2. Next, we create a PyTorch tensor named original_tensor using the torch.tensor() method. In this example, we initialize it with the values [1, 2, 3, 4, 5].

3. To create a clone of the original_tensor, we use the clone() method and assign it to the cloned_tensor variable. This will create a shallow copy of the tensor, meaning the underlying memory will be shared between the original and cloned tensors.

4. We modify the first element of the cloned_tensor by assigning the value 10 to cloned_tensor[0].

5. Finally, we print both the original and cloned tensors to observe the differences.

Output:

Original tensor: tensor([1, 2, 3, 4, 5])
Cloned tensor: tensor([10,  2,  3,  4,  5])

The output shows that the modification made to the cloned tensor (changing the first element to 10) did not affect the original tensor. This demonstrates that the clone() method creates an independent copy of the top-level object (tensor) while sharing the underlying memory.

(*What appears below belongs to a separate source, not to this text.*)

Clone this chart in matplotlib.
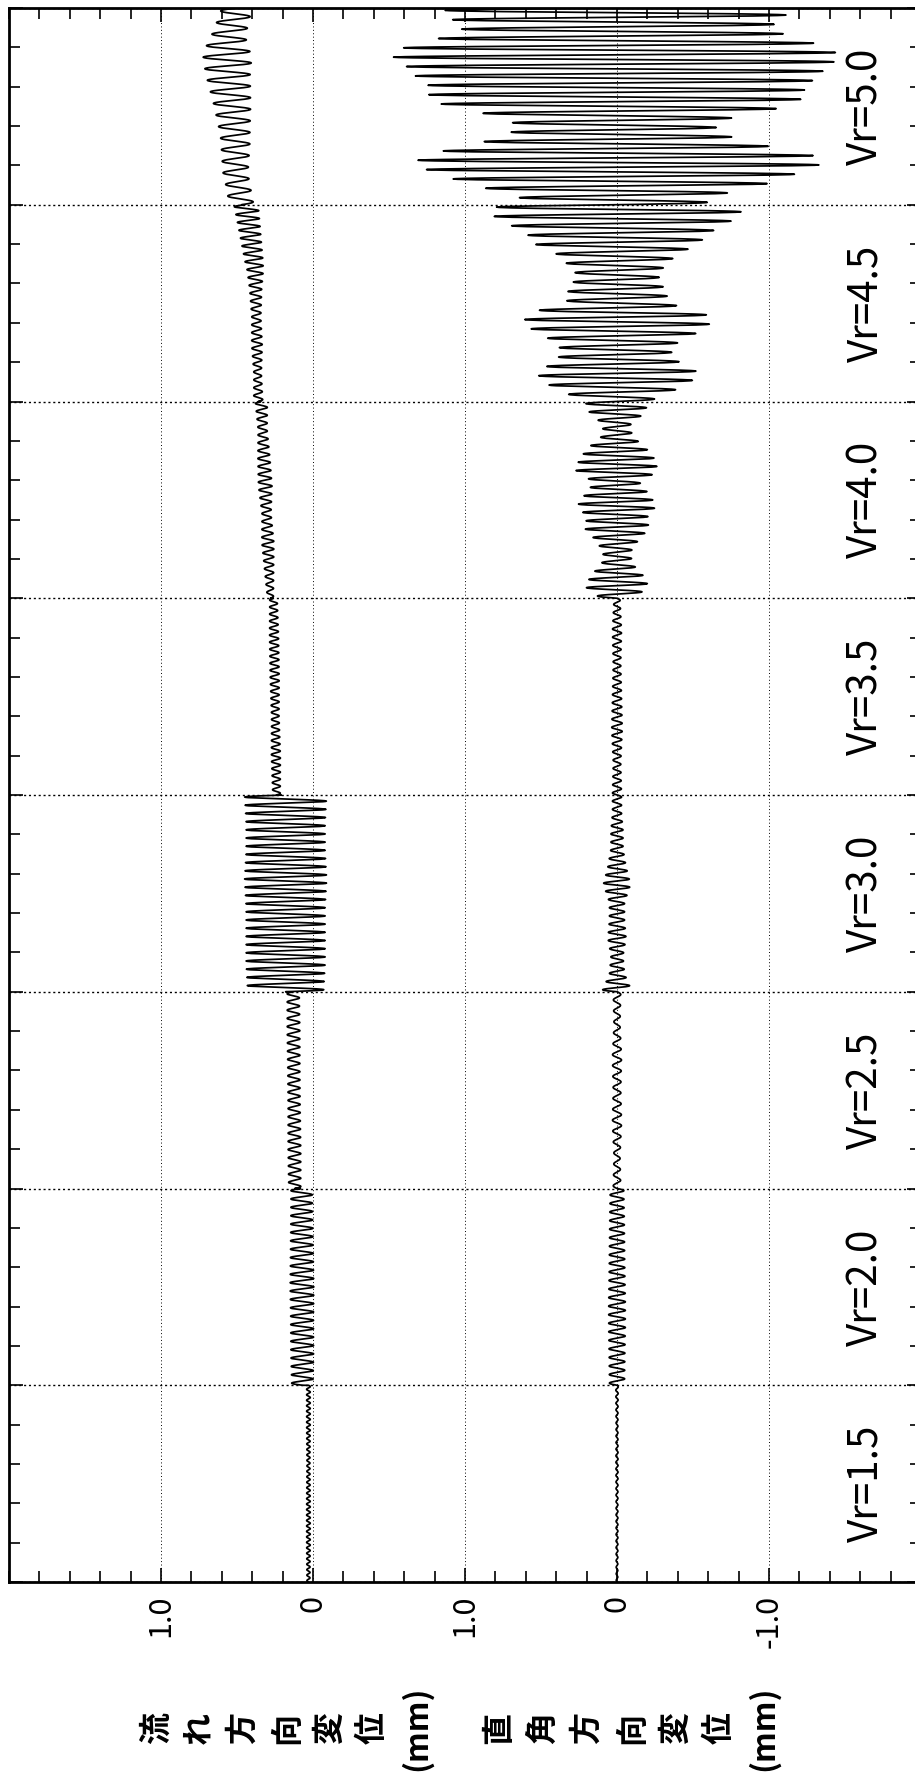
import numpy as np
import matplotlib
matplotlib.use("Agg")
import matplotlib.pyplot as plt
from matplotlib.ticker import MultipleLocator

plt.rcParams['font.family'] = ['Noto Sans CJK JP', 'DejaVu Sans']

# ---------------- data ----------------
vr_labels = ['Vr=1.5', 'Vr=2.0', 'Vr=2.5', 'Vr=3.0', 'Vr=3.5', 'Vr=4.0', 'Vr=4.5', 'Vr=5.0']
tick_values = [1.0, 0.0, -1.0, -2.0, -3.0]
tick_labels = ['1.0', '0', '1.0', '0', '-1.0']
flow_label_chars = ['流', 'れ', '方', '向', '変', '位', '(mm)']
cross_label_chars = ['直', '角', '方', '向', '変', '位', '(mm)']

# oscillation cycles per Vr segment (read from the record)
flow_cycles = [36, 23.5, 24, 24, 28, 25, 25, 17]
cross_cycles = [30, 23, 18, 24, 24, 23.5, 21, 21]

# flow-direction displacement: half-amplitude envelope (mm), time order in each segment
flow_amp_15 = [0.010, 0.012, 0.012, 0.010, 0.012, 0.012]
flow_amp_20 = [0.070, 0.075, 0.075, 0.078, 0.075, 0.072, 0.070]
flow_amp_25 = [0.040, 0.042, 0.040, 0.040, 0.042, 0.040]
flow_amp_30 = [0.25, 0.26, 0.26, 0.26, 0.27, 0.26, 0.26, 0.27]
flow_amp_35 = [0.025, 0.030, 0.025, 0.030, 0.030, 0.025]
flow_amp_40 = [0.020, 0.030, 0.040, 0.030, 0.045, 0.040, 0.030, 0.040]
flow_amp_45 = [0.030, 0.025, 0.035, 0.030, 0.040, 0.060, 0.070, 0.080]
flow_amp_50 = [0.08, 0.08, 0.09, 0.10, 0.12, 0.14, 0.16, 0.11, 0.10]

# flow-direction mean position (mm)
flow_mean_15 = [0.03, 0.03]
flow_mean_20 = [0.07, 0.075]
flow_mean_25 = [0.12, 0.13]
flow_mean_30 = [0.18, 0.18]
flow_mean_35 = [0.24, 0.26]
flow_mean_40 = [0.28, 0.31, 0.34]
flow_mean_45 = [0.36, 0.37, 0.38, 0.44]
flow_mean_50 = [0.47, 0.51, 0.51, 0.53, 0.56, 0.565, 0.50]

# cross-flow displacement: half-amplitude envelope (mm)
cross_amp_15 = [0.005, 0.006, 0.006, 0.007, 0.006, 0.008]
cross_amp_20 = [0.050, 0.052, 0.055, 0.055, 0.052, 0.050, 0.048, 0.045]
cross_amp_25 = [0.025, 0.020, 0.030, 0.025, 0.030, 0.020, 0.025]
cross_amp_30 = [0.10, 0.05, 0.04, 0.06, 0.05, 0.05, 0.09, 0.06, 0.04, 0.04, 0.03, 0.03]
cross_amp_35 = [0.030, 0.025, 0.035, 0.030, 0.025, 0.030, 0.020]
cross_amp_40 = [0.11, 0.21, 0.17, 0.10, 0.09, 0.14, 0.21, 0.20, 0.26, 0.21, 0.15,
                0.27, 0.25, 0.19, 0.10, 0.09, 0.18, 0.21]
cross_amp_45 = [0.21, 0.36, 0.49, 0.53, 0.41, 0.36, 0.40, 0.53, 0.62, 0.58, 0.33,
                0.33, 0.29, 0.27, 0.33, 0.40, 0.54, 0.59, 0.71, 0.83, 0.78]
cross_amp_50 = [0.57, 0.67, 0.96, 1.15, 1.33, 1.29, 0.98, 0.73, 0.64, 0.78, 1.13,
                1.24, 1.23, 1.32, 1.38, 1.47, 1.40, 1.15, 1.00, 1.10, 1.14]
cross_mean = [0.0, 0.0, 0.0, 0.0, 0.0, 0.0, 0.0, 0.0]

flow_amps = [flow_amp_15, flow_amp_20, flow_amp_25, flow_amp_30,
             flow_amp_35, flow_amp_40, flow_amp_45, flow_amp_50]
flow_means = [flow_mean_15, flow_mean_20, flow_mean_25, flow_mean_30,
              flow_mean_35, flow_mean_40, flow_mean_45, flow_mean_50]
cross_amps = [cross_amp_15, cross_amp_20, cross_amp_25, cross_amp_30,
              cross_amp_35, cross_amp_40, cross_amp_45, cross_amp_50]
cross_means = [[m, m] for m in cross_mean]

CROSS_SHIFT = -2.0  # cross trace drawn 2 mm to the right of the flow trace


def build_trace(amps, means, cycles, pts_per_cycle=60):
    ts, vs = [], []
    phase0 = 0.0
    for i, (a, m, c) in enumerate(zip(amps, means, cycles)):
        n = int(c * pts_per_cycle)
        lt = np.linspace(0, 1, n, endpoint=False)
        amp = np.interp(lt, np.linspace(0, 1, len(a)), a)
        mean = np.interp(lt, np.linspace(0, 1, len(m)), m)
        ph = phase0 + 2 * np.pi * c * lt
        ts.append(i + lt)
        vs.append(mean + amp * np.sin(ph))
        phase0 += 2 * np.pi * c
    return np.concatenate(ts), np.concatenate(vs)


t_flow, v_flow = build_trace(flow_amps, flow_means, flow_cycles)
t_cross, v_cross = build_trace(cross_amps, cross_means, cross_cycles)

# ---------------- figure ----------------
W, H = 915, 1773
fig = plt.figure(figsize=(W / 100, H / 100), dpi=100)
left_px, right_px, top_px, bottom_px = 9, 921, 8, 1582
ax = fig.add_axes([left_px / W, 1 - bottom_px / H,
                   (right_px - left_px) / W, (bottom_px - top_px) / H])

ax.plot(v_flow, t_flow, color='black', lw=1.25)
ax.plot(v_cross + CROSS_SHIFT, t_cross, color='black', lw=1.25)

ax.set_xlim(2.0, -4.0)
ax.set_ylim(0, len(vr_labels))

ax.set_xticks(tick_values)
ax.set_xticklabels(tick_labels, rotation=90, fontsize=22)
ax.xaxis.set_minor_locator(MultipleLocator(0.2))
ax.set_yticks(np.arange(0, len(vr_labels) + 1))
ax.set_yticklabels([])
ax.yaxis.set_minor_locator(MultipleLocator(0.2))

ax.tick_params(axis='both', which='both', direction='in', top=True, right=True,
               color='black', width=1.2)
ax.tick_params(axis='both', which='major', length=10, pad=9)
ax.tick_params(axis='both', which='minor', length=8)

ax.xaxis.grid(True, which='major', linestyle=(0, (1, 2.5)), color='black', lw=0.7)
ax.yaxis.grid(True, which='major', linestyle=(0, (1.5, 2)), color='black', lw=1.0)
ax.set_axisbelow(True)

for s in ax.spines.values():
    s.set_linewidth(2.0)
    s.set_color('black')

for i, lab in enumerate(vr_labels):
    ax.text(-3.64, i + 0.5, lab, rotation=90, ha='center', va='center',
            fontsize=29, color='black')

flow_char_x = [157, 199, 243, 287, 330, 373, 417]
cross_char_x = [499, 543, 587, 632, 676, 720, 764]
for ch, xp in zip(flow_label_chars, flow_char_x):
    fig.text(xp / W, 1 - 1728 / H, ch, rotation=90, ha='center', va='center',
             fontsize=23, fontweight='bold')
for ch, xp in zip(cross_label_chars, cross_char_x):
    fig.text(xp / W, 1 - 1728 / H, ch, rotation=90, ha='center', va='center',
             fontsize=23, fontweight='bold')

fig.savefig('out.png', dpi=100, facecolor='white')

It’s important to note that clone() can be applied to various PyTorch objects, including tensors, models, and other complex structures. The behavior remains the same: creating a shallow copy of the object while maintaining memory sharing.

Best practices for selecting the appropriate method.

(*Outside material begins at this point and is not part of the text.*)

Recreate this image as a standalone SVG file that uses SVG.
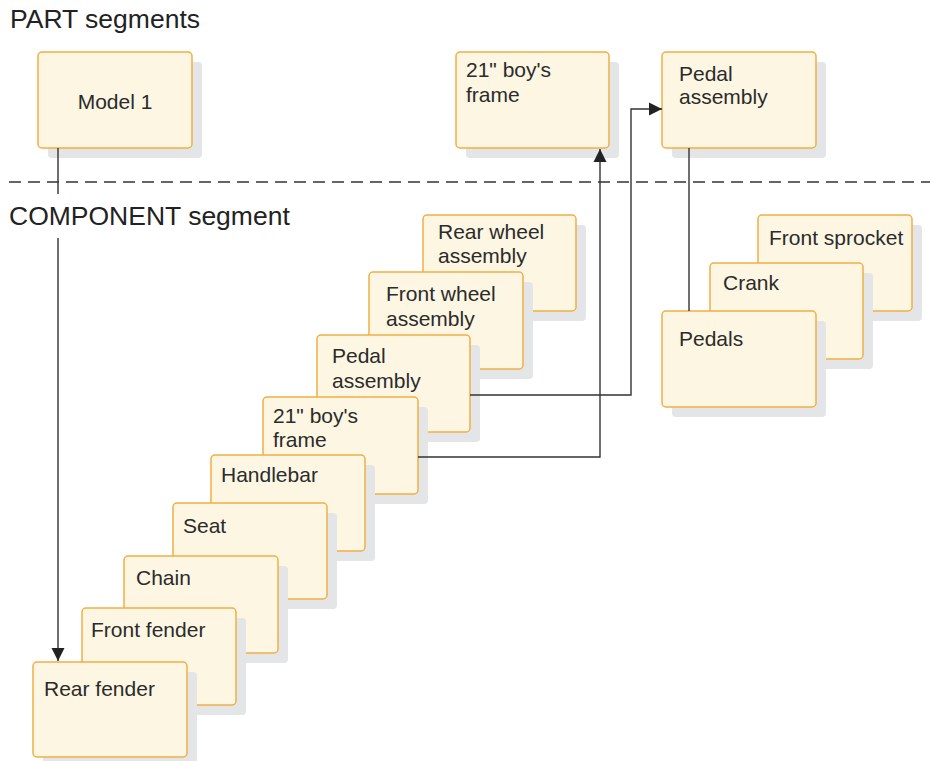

When selecting the appropriate method between clone() and copy.deepcopy() in PyTorch, it is essential to consider the following best practices:

1. Understand the object hierarchy: Analyze the structure and complexity of the object we want to copy. If the object hierarchy is simple and shallow, clone() might suffice. However, if the hierarchy is complex with nested objects and interdependencies, copy.deepcopy() is better suited to ensure a completely independent copy.

2. Consider memory usage: Evaluate the memory consumption of our application. If memory is a concern and we have large objects, clone() is generally more memory-efficient since it avoids duplicating memory for the entire object hierarchy. However, remember that memory sharing can introduce dependencies and requires caution when modifying shared data.

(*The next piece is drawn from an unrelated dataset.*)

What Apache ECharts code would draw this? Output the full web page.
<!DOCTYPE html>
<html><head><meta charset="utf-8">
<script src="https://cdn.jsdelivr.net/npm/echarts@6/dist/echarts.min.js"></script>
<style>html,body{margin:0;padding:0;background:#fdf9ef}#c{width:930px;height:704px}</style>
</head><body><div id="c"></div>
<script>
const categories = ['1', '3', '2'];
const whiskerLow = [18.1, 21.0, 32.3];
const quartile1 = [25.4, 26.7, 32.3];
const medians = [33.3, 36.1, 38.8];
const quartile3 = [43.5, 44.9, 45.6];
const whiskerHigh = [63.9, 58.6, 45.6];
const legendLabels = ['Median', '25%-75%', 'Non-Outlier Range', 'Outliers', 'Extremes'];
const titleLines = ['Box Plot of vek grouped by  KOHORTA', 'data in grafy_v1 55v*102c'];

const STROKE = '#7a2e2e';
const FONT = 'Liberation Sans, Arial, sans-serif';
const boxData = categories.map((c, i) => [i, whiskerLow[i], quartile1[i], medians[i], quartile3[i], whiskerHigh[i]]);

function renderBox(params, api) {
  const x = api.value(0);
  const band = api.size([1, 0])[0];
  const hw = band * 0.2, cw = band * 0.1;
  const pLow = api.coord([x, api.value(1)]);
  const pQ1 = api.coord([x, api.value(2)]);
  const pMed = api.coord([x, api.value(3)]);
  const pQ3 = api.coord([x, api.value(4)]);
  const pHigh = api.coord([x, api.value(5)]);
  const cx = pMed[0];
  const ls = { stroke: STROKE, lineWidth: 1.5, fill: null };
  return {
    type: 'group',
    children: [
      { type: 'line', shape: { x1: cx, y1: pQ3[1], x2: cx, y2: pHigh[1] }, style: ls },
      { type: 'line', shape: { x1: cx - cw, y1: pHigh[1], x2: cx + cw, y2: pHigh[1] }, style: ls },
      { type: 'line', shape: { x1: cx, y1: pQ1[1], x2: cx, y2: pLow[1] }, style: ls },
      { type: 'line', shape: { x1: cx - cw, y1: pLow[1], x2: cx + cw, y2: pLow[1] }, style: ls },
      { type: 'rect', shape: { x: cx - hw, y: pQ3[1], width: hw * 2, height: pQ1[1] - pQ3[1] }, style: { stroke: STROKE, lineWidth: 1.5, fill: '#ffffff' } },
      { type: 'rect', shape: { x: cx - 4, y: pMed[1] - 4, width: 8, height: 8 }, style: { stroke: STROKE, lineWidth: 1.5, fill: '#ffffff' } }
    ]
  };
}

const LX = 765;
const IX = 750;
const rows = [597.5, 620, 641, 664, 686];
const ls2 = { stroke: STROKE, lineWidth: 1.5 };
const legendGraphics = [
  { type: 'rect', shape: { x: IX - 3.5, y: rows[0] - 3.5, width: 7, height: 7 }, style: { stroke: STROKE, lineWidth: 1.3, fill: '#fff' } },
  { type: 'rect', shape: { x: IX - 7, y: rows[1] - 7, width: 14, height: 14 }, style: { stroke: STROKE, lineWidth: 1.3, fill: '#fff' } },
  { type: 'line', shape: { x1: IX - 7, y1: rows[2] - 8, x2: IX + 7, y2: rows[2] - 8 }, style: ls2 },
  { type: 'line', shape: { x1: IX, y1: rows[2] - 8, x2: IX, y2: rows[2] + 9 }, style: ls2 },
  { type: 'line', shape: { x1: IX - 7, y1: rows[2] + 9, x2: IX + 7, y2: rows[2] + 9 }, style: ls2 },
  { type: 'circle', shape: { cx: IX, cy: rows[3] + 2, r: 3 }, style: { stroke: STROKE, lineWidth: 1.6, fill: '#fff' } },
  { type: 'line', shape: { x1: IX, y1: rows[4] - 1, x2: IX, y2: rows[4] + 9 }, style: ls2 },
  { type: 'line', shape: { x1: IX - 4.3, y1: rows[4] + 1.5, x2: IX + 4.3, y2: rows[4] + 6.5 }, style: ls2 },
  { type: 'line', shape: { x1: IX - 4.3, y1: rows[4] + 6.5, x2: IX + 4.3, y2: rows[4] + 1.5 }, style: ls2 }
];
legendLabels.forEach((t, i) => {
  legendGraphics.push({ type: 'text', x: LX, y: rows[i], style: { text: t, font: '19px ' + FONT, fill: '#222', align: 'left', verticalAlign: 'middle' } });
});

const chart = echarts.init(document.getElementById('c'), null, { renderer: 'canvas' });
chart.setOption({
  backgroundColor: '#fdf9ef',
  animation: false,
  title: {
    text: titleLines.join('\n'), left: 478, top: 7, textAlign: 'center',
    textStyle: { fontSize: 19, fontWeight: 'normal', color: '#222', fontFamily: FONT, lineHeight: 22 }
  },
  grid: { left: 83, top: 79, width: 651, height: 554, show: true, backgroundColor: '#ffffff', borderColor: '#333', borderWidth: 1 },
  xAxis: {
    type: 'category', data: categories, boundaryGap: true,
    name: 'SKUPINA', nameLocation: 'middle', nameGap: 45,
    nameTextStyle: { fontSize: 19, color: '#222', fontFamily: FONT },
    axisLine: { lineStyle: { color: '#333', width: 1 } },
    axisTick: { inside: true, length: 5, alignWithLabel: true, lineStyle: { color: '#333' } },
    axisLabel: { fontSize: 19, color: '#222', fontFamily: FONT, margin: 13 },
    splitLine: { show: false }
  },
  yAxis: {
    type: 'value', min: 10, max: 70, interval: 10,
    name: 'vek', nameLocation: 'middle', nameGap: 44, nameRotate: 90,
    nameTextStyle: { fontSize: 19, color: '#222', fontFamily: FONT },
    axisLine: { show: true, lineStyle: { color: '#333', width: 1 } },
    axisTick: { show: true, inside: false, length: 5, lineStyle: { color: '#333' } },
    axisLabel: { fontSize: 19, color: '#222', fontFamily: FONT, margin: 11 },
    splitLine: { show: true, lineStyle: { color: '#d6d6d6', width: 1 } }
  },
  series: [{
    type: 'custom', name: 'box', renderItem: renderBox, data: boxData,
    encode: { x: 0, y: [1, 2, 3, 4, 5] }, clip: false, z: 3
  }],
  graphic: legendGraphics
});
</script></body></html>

3. Assess performance requirements: Take into account the performance requirements of our application. Working with large objects or computationally intensive tasks clone() is usually faster due to its shallow copying nature. On the other hand, copy.deepcopy() can be slower due to its recursive traversal of the entire object hierarchy.

4. Evaluate object mutability: Consider the mutability of the objects we work with. If the object is mutable, and subsequent modifications should not affect the original, copy.deepcopy() is the safer option. clone() is more suitable for immutable objects or situations where shared memory is acceptable.

5. Measure and compare: Benchmark and profile our code to measure each method's performance and memory impact in our specific use case. This empirical data can help guide our decision and identify the most efficient approach.

6. Leverage PyTorch’s specialized methods: Keep in mind that PyTorch provides additional specialized methods, such as tensor.clone() and tensor.detach(), which offer more specific ways to create copies based on different requirements. Consider whether these specialized methods align better with our needs.

Conclusion

In conclusion, the copy.deepcopy() and clone() PyTorch's techniques are useful for creating copies of objects, but they have key differences.

The copy.deepcopy() function is a general-purpose method available in Python’s “copy” module. It creates a deep copy of an object, including all nested objects, by recursively copying every element. This technique is suitable when you need an independent copy of an object and its associated data. However, it can be slower and consume more memory than other techniques.

On the other hand, the “clone()” method is specific to PyTorch and is designed to create a shallow copy of a tensor or a module. It creates a new tensor or module with the same data references as the original object. This technique is efficient regarding memory usage and can be faster than copy.deepcopy() since it avoids the recursive copying of nested objects. It is particularly useful when creating a lightweight copy or dealing with large tensors or complex models.

And by the best practices in this article, we can make an informed decision and select the most appropriate method, either clone() or copy.deepcopy(), based on the specific requirements of our PyTorch application.